Four years ago I started getting into competitive cycling. I’ve been involved in competitive sports and activities all my life, but something has really struck me about the world of cycling: it is overtly fixated on suffering. Never before had I seen suffering elevated to such a lofty status. You can’t listen to coverage of the Tour de France without hearing commentators wax poetic about suffering. Suffering and success seem almost synonymous in the cycling world. In fact, a wildly popular online cycling training program is called Sufferfest. A winning cyclist would never say that a ride was good, fun, or successful, rather they would say “I really suffered out there today.” Why such a focus on suffering? Because in a cycling race the goal is to push your body to exert the most amount of energy possible over a course of roughly 100 miles. That will inevitably lead to A LOT of suffering: legs will ache, lungs will seemingly give out, and one’s body will want to shut down. A good cyclist endures a huge amount of suffering in order to emerge victorious.

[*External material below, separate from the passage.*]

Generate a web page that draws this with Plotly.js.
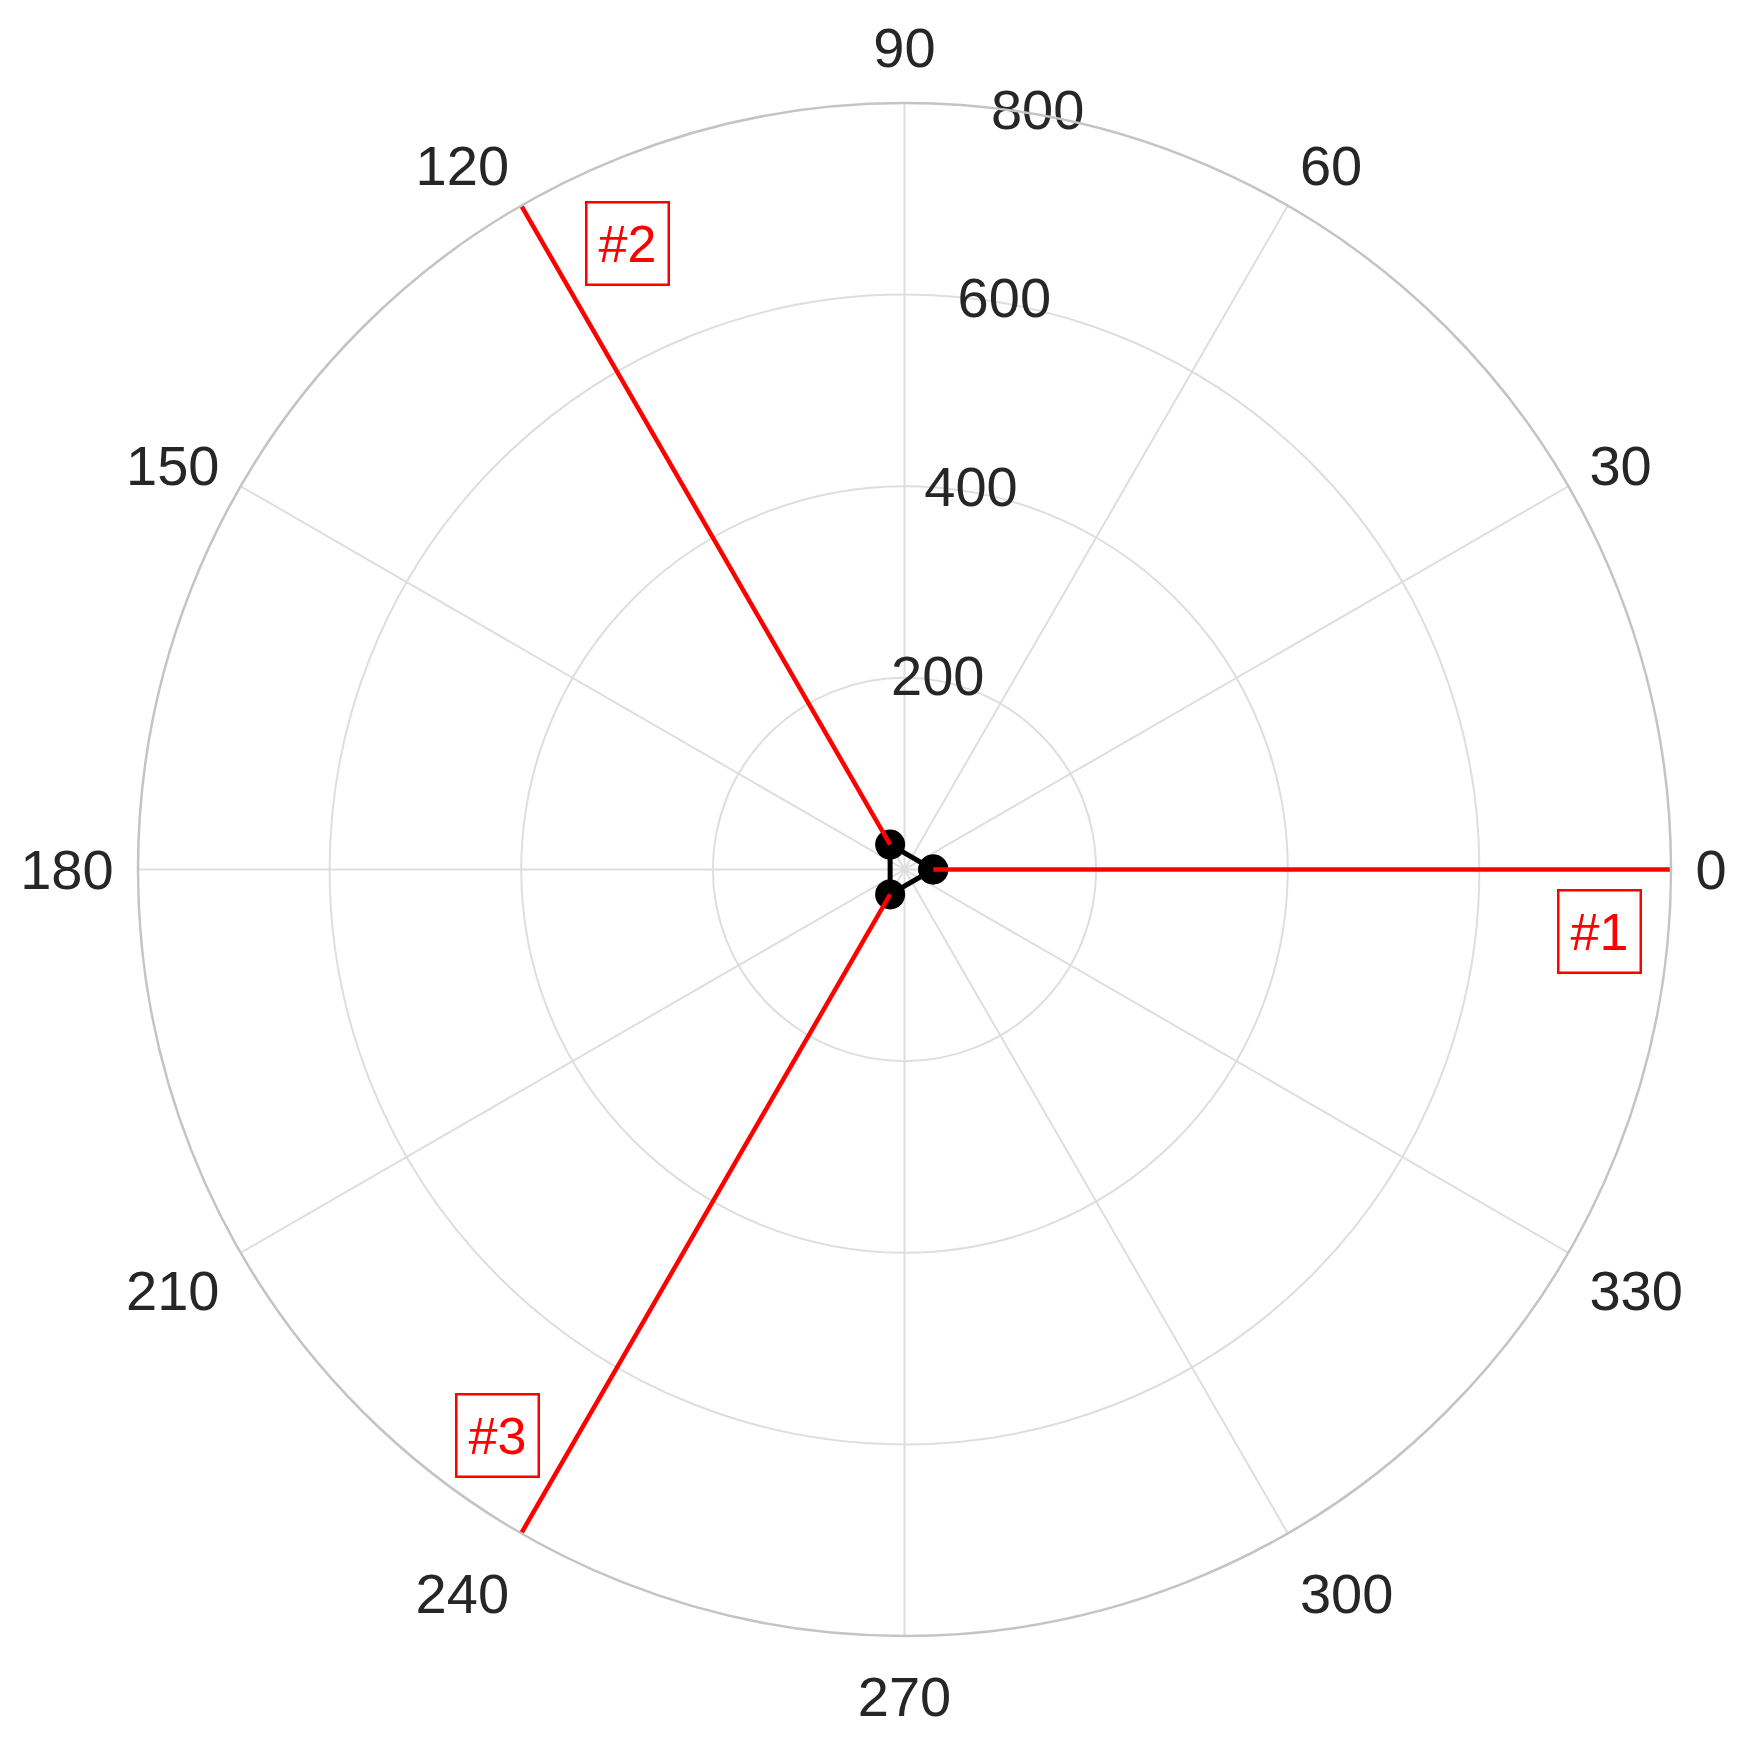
<!DOCTYPE html>
<html>
<head>
<meta charset="utf-8">
<script src="https://cdn.plot.ly/plotly-3.0.1.min.js"></script>
<style>html,body{margin:0;padding:0;background:#fff;}</style>
</head>
<body>
<div id="chart" style="width:1746px;height:1742px;"></div>
<script>
// Data
const pointLabels = ['#1', '#2', '#3'];
const pointTheta = [0, 120, 240];
const pointR = [30, 30, 30];
const rayEndR = 800;
const angularTicks = [0, 30, 60, 90, 120, 150, 180, 210, 240, 270, 300, 330];
const radialTicks = [200, 400, 600, 800];

const FONT = 'Arial, "Liberation Sans", sans-serif';
const TEXT_COLOR = '#262626';
const radialLabelAngle = 80;

const traces = [];
// closed triangle joining the points
traces.push({
  type: 'scatterpolar',
  theta: pointTheta.concat([pointTheta[0]]),
  r: pointR.concat([pointR[0]]),
  mode: 'lines+markers',
  line: {color: '#000000', width: 5},
  marker: {color: '#000000', size: 30},
  showlegend: false,
  hoverinfo: 'skip'
});
// red rays
pointTheta.forEach(function (t, i) {
  traces.push({
    type: 'scatterpolar',
    theta: [t, t],
    r: [pointR[i], rayEndR],
    mode: 'lines',
    line: {color: '#ff0000', width: 4.5},
    showlegend: false,
    hoverinfo: 'skip'
  });
});
// radial tick labels, horizontal, centred along the 80 degree line
traces.push({
  type: 'scatterpolar',
  theta: radialTicks.map(function () { return radialLabelAngle; }),
  r: radialTicks,
  text: radialTicks.map(String),
  mode: 'text',
  textposition: 'middle center',
  textfont: {family: FONT, size: 56, color: TEXT_COLOR},
  cliponaxis: false,
  showlegend: false,
  hoverinfo: 'skip'
});

const annPos = [[0.9534, 0.4596], [0.3196, 0.9083], [0.2348, 0.1305]];
const annotations = pointLabels.map(function (lab, i) {
  return {
    text: lab, xref: 'paper', yref: 'paper',
    x: annPos[i][0], y: annPos[i][1], xanchor: 'center', yanchor: 'middle',
    showarrow: false,
    font: {color: '#ff0000', size: 52, family: FONT},
    bordercolor: '#ff0000', borderwidth: 2.5, borderpad: 11, bgcolor: 'rgba(0,0,0,0)'
  };
});

const layout = {
  width: 1746, height: 1742,
  margin: {l: 138, r: 75, t: 103, b: 106},
  paper_bgcolor: '#ffffff',
  font: {family: FONT, color: TEXT_COLOR, size: 56},
  showlegend: false,
  polar: {
    domain: {x: [0, 1], y: [0, 1]},
    bgcolor: '#ffffff',
    radialaxis: {
      range: [0, rayEndR], tickvals: radialTicks,
      showticklabels: false, showline: false, ticks: '',
      gridcolor: '#dedede', gridwidth: 2
    },
    angularaxis: {
      direction: 'counterclockwise', rotation: 0,
      tickvals: angularTicks, ticktext: angularTicks.map(String),
      ticks: 'outside', ticklen: 12, tickcolor: 'rgba(0,0,0,0)',
      showline: true, linecolor: '#c4c4c4', linewidth: 2.5,
      gridcolor: '#dedede', gridwidth: 2,
      tickfont: {family: FONT, size: 56, color: TEXT_COLOR}
    }
  },
  annotations: annotations
};

Plotly.newPlot('chart', traces, layout, {displayModeBar: false, staticPlot: true});
</script>
</body>
</html>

In our Christian walk, however, there are probably few terms more negative then suffering. We tend to think of suffering as something that happens when we do not follow God’s ways, or when Satan’s gaze is honed in on us. Yet, much like a competitive cyclist, a hard-working disciple of Christ WILL ENDURE SUFFERING. It’s simply fact. If you serve in a church you will endure suffering: conflicts, tragic deaths, an unresponsive audience, an unruly Sunday school class, a poorly received budget report, etc. If you are working to reach the unreached you will experience suffering: you will be rejected, God will be rejected, people will backslide, etc. So, you better face it: if you want to serve God you better be willing to suffer. But, here’s the good news: when we experience suffering because of our service for God it is, like in cycling, not for nothing. Romans 5:3-5 tells us: we also rejoice in our sufferings, because we know that suffering produces perseverance; perseverance, character; and character, hope. And hope does not disappoint us, because God has poured out his love into our hearts by the Holy Spirit, whom he has given us.
Now look, don’t run outside today and start beating yourself with a bat so you can experience the glory of God. What Paul is saying is that when we strive hard for Christ we will inevitably encounter suffering. But, instead of throwing our bike and going home, we plow through the suffering with the knowledge that our hard work and perseverance will bring glory to God. Serving will always have its rough spots, but it will also have its moments of victory: the unruly student accepts Christ, a family is comforted amidst unimaginable tragedy, and the rejected come to be part of God’s family. Keep pedaling through the struggles for God’s Kingdom!